Exercise directions ::
Show all lines from the data that include the word "this".

Record set ::
## start

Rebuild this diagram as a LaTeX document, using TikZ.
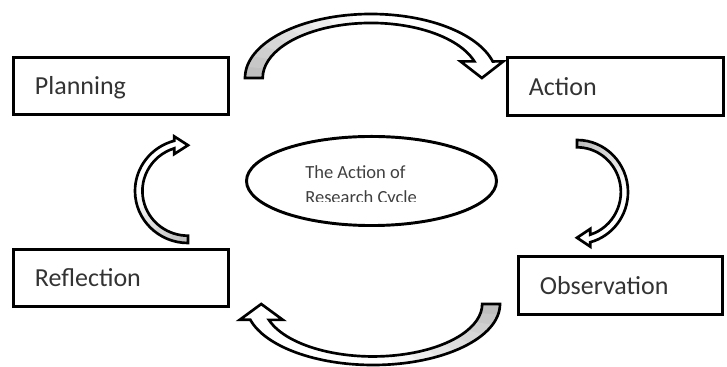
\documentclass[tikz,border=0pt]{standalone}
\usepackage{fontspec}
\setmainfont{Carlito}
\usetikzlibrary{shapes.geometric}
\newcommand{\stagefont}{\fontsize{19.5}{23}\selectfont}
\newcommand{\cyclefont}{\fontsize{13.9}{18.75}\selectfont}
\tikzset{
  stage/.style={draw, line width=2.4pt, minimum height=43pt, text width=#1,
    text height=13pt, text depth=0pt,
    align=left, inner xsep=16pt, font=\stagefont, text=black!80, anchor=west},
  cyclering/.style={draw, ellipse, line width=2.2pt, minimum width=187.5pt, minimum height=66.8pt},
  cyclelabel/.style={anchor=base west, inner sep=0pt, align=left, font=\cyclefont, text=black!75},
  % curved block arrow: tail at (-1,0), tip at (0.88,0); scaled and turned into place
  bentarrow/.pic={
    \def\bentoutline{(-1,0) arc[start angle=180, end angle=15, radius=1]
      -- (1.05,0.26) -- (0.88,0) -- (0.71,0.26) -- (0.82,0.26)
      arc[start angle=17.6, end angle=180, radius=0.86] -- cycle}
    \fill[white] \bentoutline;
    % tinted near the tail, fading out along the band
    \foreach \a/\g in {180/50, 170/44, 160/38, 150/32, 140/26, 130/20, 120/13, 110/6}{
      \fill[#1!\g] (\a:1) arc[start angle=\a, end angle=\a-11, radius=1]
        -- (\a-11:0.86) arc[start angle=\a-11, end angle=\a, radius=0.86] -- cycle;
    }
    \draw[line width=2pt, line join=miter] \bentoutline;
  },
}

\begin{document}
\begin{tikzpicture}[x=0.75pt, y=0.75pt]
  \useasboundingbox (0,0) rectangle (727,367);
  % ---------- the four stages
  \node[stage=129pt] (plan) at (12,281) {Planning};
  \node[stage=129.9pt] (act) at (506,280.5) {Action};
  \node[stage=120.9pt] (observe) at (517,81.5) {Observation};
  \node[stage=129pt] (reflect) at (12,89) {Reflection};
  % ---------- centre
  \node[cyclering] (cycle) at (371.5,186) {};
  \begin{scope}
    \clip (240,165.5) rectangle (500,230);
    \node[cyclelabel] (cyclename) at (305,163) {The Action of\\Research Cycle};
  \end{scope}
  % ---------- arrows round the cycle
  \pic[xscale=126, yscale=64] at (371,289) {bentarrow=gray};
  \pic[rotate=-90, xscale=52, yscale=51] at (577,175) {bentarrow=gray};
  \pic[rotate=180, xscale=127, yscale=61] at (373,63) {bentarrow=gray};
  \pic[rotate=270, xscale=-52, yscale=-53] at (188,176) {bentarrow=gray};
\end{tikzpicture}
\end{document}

## end
## start

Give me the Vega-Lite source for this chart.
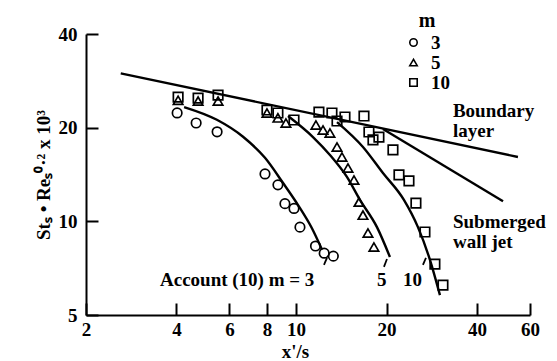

## end

Expected answer ::
Rebuild this diagram as a LaTeX document, using TikZ.
Give me the Vega-Lite source for this chart.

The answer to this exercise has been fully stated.